I am planning to add a new 240 V circuit to install a induction style range. There is an abandoned 240 V outlet at the location when a gas range was added however this is a 2 wire system without neutral which in my understanding would not be appropriate for modern ranges.

The issue I have is that our attic is extremely difficult to access after the living room ceiling was vaulted prior to us moving in. This is made more difficult by recently added fiberglass blow in insulation. None of the existing wiring utilizes guard strips or bored holes. The length of the attic run is ~40'

In an effort to simplify the process and avoid too much back-and-forth in the attic I am considering installing conduit from the junction box where THHN wire will enter the attic from the service panel via outdoor PVC to the junction box that descends into the kitchen wall where I would transition to Romex. NM Tubing (smurf) seems appealing however I cannot tell if this can be utilized for a 240v circuit and how it needs to be secured.

Any insight would be greatly appreciated.

  • If the range doesn't have a timer it probably doesn't need a neutral.
    – Jasen
    Commented Apr 2 at 7:09

1 Answer 1


All standard conduit types can be used for 120V or 240V - really no difference. In the US a 240V circuit is 120V to ground from each hot conductor. Plus the insulation for most wire types is rated for 600V (that allows for use in all kinds of residential and commercial applications).

The issue is considering which type of conduit to use. Conduit that is subject to damage - typically that means above ground and below 8' - generally needs to be PVC schedule 80 (as opposed to schedule 40) or certain types of metal conduit. Conduit also needs to be secured at various intervals, which depends on the type of conduit, but that isn't a big deal.

Transitioning to Romex is certainly OK. But if you are running conduit most of the distance then it makes sense to stick with conduit everywhere.
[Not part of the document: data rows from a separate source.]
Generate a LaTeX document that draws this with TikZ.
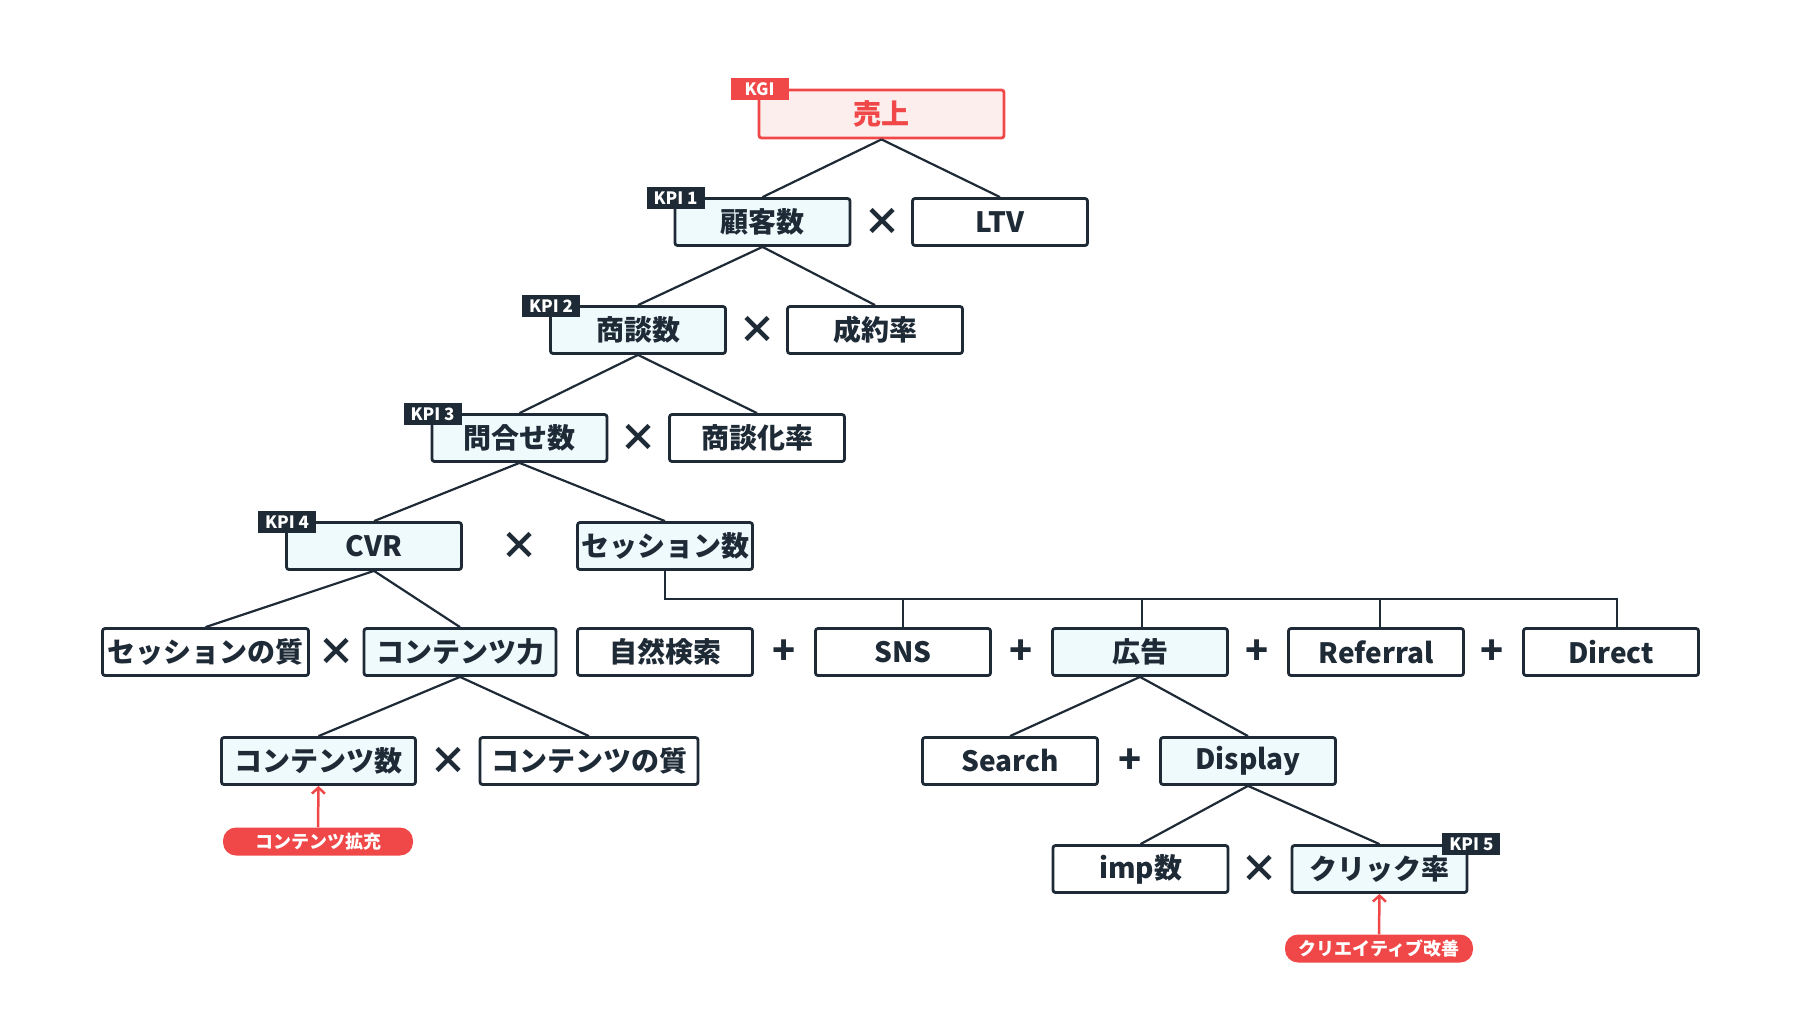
\documentclass[tikz,border=0pt]{standalone}
\usepackage{fontspec}
\setmainfont{Noto Sans CJK JP}
\usetikzlibrary{arrows.meta}
\definecolor{navy}{HTML}{1E2A36}
\definecolor{kpifill}{HTML}{EEFAFC}
\definecolor{kred}{HTML}{F04848}
\definecolor{kpink}{HTML}{FDEEEE}
\tikzset{
 box/.style={draw=navy, line width=2.8pt, rounded corners=2.5pt, fill=white, minimum width=175pt, minimum height=47pt, inner sep=0pt, text=navy, font=\fontsize{28}{30}\selectfont\bfseries},
 kbox/.style={box, fill=kpifill},
 kgibox/.style={box, draw=kred, fill=kpink, text=kred, minimum width=245pt, minimum height=48pt},
 tag/.style={fill=navy, text=white, font=\fontsize{17}{19}\selectfont\bfseries, minimum width=58pt, minimum height=22pt, inner sep=0pt},
 kgitag/.style={tag, fill=kred},
 op/.style={text=navy, font=\fontsize{38}{40}\selectfont\bfseries, inner sep=0pt},
 link/.style={draw=navy, line width=2.2pt},
 pill/.style={fill=kred, text=white, rounded corners=13pt, minimum width=190pt, minimum height=28pt, inner sep=0pt, font=\fontsize{18}{20}\selectfont\bfseries},
 redarrow/.style={draw=kred, line width=2.5pt, -{Straight Barb[length=6pt,width=13pt]}},
}
\begin{document}
\begin{tikzpicture}[x=1pt,y=-1pt]
\useasboundingbox (0,0) rectangle (1800,1012);
% row 0
\node[kgibox] (uriage) at (881.5,114) {売上};
% row 1
\node[kbox] (kokyaku) at (762.5,222) {顧客数};
\node[box] (ltv) at (1000,222) {LTV};
\node[op] (op1) at (882,222) {×};
% row 2
\node[kbox] (shodan) at (638,330) {商談数};
\node[box] (seiyaku) at (875,330) {成約率};
\node[op] (op2) at (757,330) {×};
% row 3
\node[kbox] (toiawase) at (519.5,438) {問合せ数};
\node[box] (shodanka) at (757,438) {商談化率};
\node[op] (op3) at (638,438) {×};
% row 4
\node[kbox] (cvr) at (374,546) {CVR};
\node[kbox] (sess) at (665,546) {セッション数};
\node[op] (op4) at (519,546) {×};
% row 5
\node[box, minimum width=206pt] (sessq) at (205.5,652) {セッションの質};
\node[kbox, minimum width=192pt] (cpower) at (460,652) {コンテンツ力};
\node[op] (op5) at (336,652) {×};
\node[box] (organic) at (665,652) {自然検索};
\node[box] (sns) at (903,652) {SNS};
\node[kbox] (ad) at (1140,652) {広告};
\node[box] (referral) at (1376,652) {Referral};
\node[box] (direct) at (1611,652) {Direct};
\node[op] (p1) at (784,652) {+};
\node[op] (p2) at (1021,652) {+};
\node[op] (p3) at (1257,652) {+};
\node[op] (p4) at (1492,652) {+};
% row 6
\node[kbox, minimum width=194pt] (ccount) at (318.5,761) {コンテンツ数};
\node[box, minimum width=218pt] (cqual) at (589,761) {コンテンツの質};
\node[op] (op6) at (448,761) {×};
\node[box] (search) at (1010,761) {Search};
\node[kbox] (display) at (1248,761) {Display};
\node[op] (p5) at (1130,761) {+};
% row 7
\node[box] (imp) at (1140.5,869) {imp数};
\node[kbox] (ctr) at (1379.5,869) {クリック率};
\node[op] (op7) at (1259.5,869) {×};
% connectors
\draw[link] (uriage.south) -- (kokyaku.north);
\draw[link] (uriage.south) -- (ltv.north);
\draw[link] (kokyaku.south) -- (shodan.north);
\draw[link] (kokyaku.south) -- (seiyaku.north);
\draw[link] (shodan.south) -- (toiawase.north);
\draw[link] (shodan.south) -- (shodanka.north);
\draw[link] (toiawase.south) -- (cvr.north);
\draw[link] (toiawase.south) -- (sess.north);
\draw[link] (cvr.south) -- (sessq.north);
\draw[link] (cvr.south) -- (cpower.north);
\draw[link] (cpower.south) -- (ccount.north);
\draw[link] (cpower.south) -- (cqual.north);
\draw[link] (ad.south) -- (search.north);
\draw[link] (ad.south) -- (display.north);
\draw[link] (display.south) -- (imp.north);
\draw[link] (display.south) -- (ctr.north);
\coordinate (bus) at (0,599);
\draw[link] (sess.south) -- (sess.south |- bus) -| ([xshift=6pt]direct.north);
\draw[link] (sns.north) -- (sns.north |- bus);
\draw[link] ([xshift=2pt]ad.north) -- ([xshift=2pt]ad.north |- bus);
\draw[link] ([xshift=4pt]referral.north) -- ([xshift=4pt]referral.north |- bus);
% tags
\node[kgitag] (tkgi) at ([shift={(2,0.5)}]uriage.north west) {KGI};
\node[tag] (t1) at ([shift={(2,1)}]kokyaku.north west) {KPI 1};
\node[tag] (t2) at ([shift={(2,1)}]shodan.north west) {KPI 2};
\node[tag] (t3) at ([shift={(2,1)}]toiawase.north west) {KPI 3};
\node[tag] (t4) at ([shift={(2,1)}]cvr.north west) {KPI 4};
\node[tag] (t5) at ([shift={(3,0)}]ctr.north east) {KPI 5};
% callouts
\node[pill] (pill1) at (318,841.5) {コンテンツ拡充};
\node[pill, minimum width=188pt] (pill2) at (1379,948.5) {クリエイティブ改善};
\draw[redarrow] (pill1.north) -- (ccount.south);
\draw[redarrow] (pill2.north) -- (ctr.south);
\end{tikzpicture}
\end{document}
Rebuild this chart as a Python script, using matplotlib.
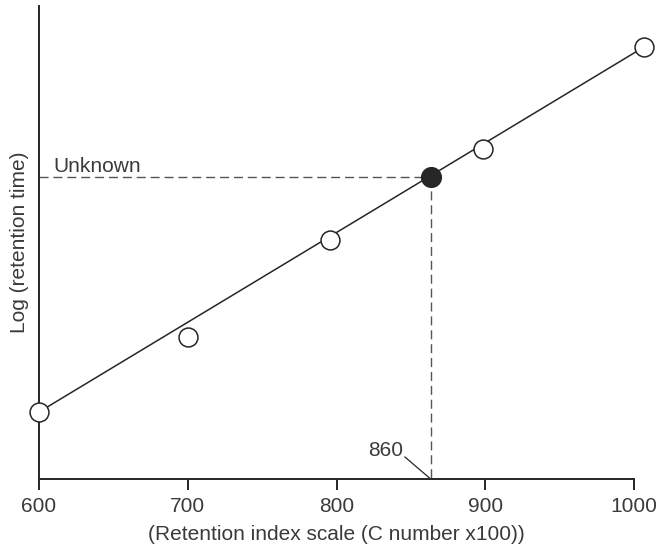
import matplotlib
matplotlib.use("Agg")
import matplotlib.pyplot as plt

plt.rcParams['font.family'] = ['Liberation Sans', 'DejaVu Sans']
plt.rcParams['lines.scale_dashes'] = False

# Data
std_x = [600, 700, 795.6, 898.5, 1006.7]
std_y = [0.67, 1.42, 2.39, 3.30, 4.32]
fit_x = [600, 1006.7]
fit_y = [0.67, 4.32]
unknown_x = 863.3
unknown_y = 3.017
xticks = [600, 700, 800, 900, 1000]
xticklabels = ["600", "700", "800", "900", "1000"]

W, H = 658, 550
fig = plt.figure(figsize=(W / 100, H / 100), dpi=100)
ax = fig.add_axes([39 / W, (H - 479) / H, (634 - 39) / W, (479 - 6) / H])

ax.set_xlim(600, 1000)
ax.set_ylim(0, 4.73)

dark = '#262626'
txt = '#3a3a3a'
fs = 15
ax.plot(fit_x, fit_y, color=dark, lw=1.1, clip_on=False, zorder=2)
ax.plot(std_x, std_y, 'o', ms=13.6, mfc='white', mec=dark, mew=1.1,
        clip_on=False, zorder=3)
ax.plot([unknown_x], [unknown_y], 'o', ms=14.2, mfc=dark, mec=dark, mew=1.0,
        clip_on=False, zorder=4)

dash_col = '#555555'
ax.plot([600, unknown_x], [unknown_y, unknown_y], color=dash_col, lw=1.0,
        dashes=(6.5, 3.5), zorder=1)
ax.plot([unknown_x, unknown_x], [unknown_y, 0], color=dash_col, lw=1.0,
        dashes=(6.5, 3.5), zorder=1)

ax.text(609.4, 3.07, "Unknown", fontsize=fs, color=txt,
        ha='left', va='baseline')
ax.text(844.7, 0.28, "860", fontsize=fs, color=txt,
        ha='right', va='center')
ax.plot([846, unknown_x], [0.22, 0], color=dark, lw=0.9, clip_on=False)

for s in ['top', 'right']:
    ax.spines[s].set_visible(False)
for s in ['left', 'bottom']:
    ax.spines[s].set_linewidth(1.4)
    ax.spines[s].set_color(dark)

ax.set_xticks(xticks)
ax.set_xticklabels(xticklabels)
ax.set_yticks([])
ax.tick_params(axis='x', direction='out', length=7.7, width=1.4,
               color=dark, pad=5, labelsize=fs, labelcolor=txt)

ax.set_xlabel("(Retention index scale (C number x100))", fontsize=fs,
              color=txt, labelpad=7)
ax.set_ylabel("Log (retention time)", fontsize=fs, color=txt,
              labelpad=7)

fig.savefig("out.png", dpi=100)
I highly recommend a hard-wired setup rather than plug/receptacle, unless the new appliance requires a plug/receptacle configuration. That removes a key point of failure with no real downside.

  • 1
    I like the thought of a single wire run from the service panel to the oven, however I do not know how I would add conduit through the wall. As there is currently old Romex to the location I figured I’d probably be able to pull the new 8/3 Romex through that route. Commented Apr 2 at 0:00
  • @SaunaBuilder you could open up the walls to run conduit. Invasive, but possible (obvs depending on construction—concrete walls, probably not possible).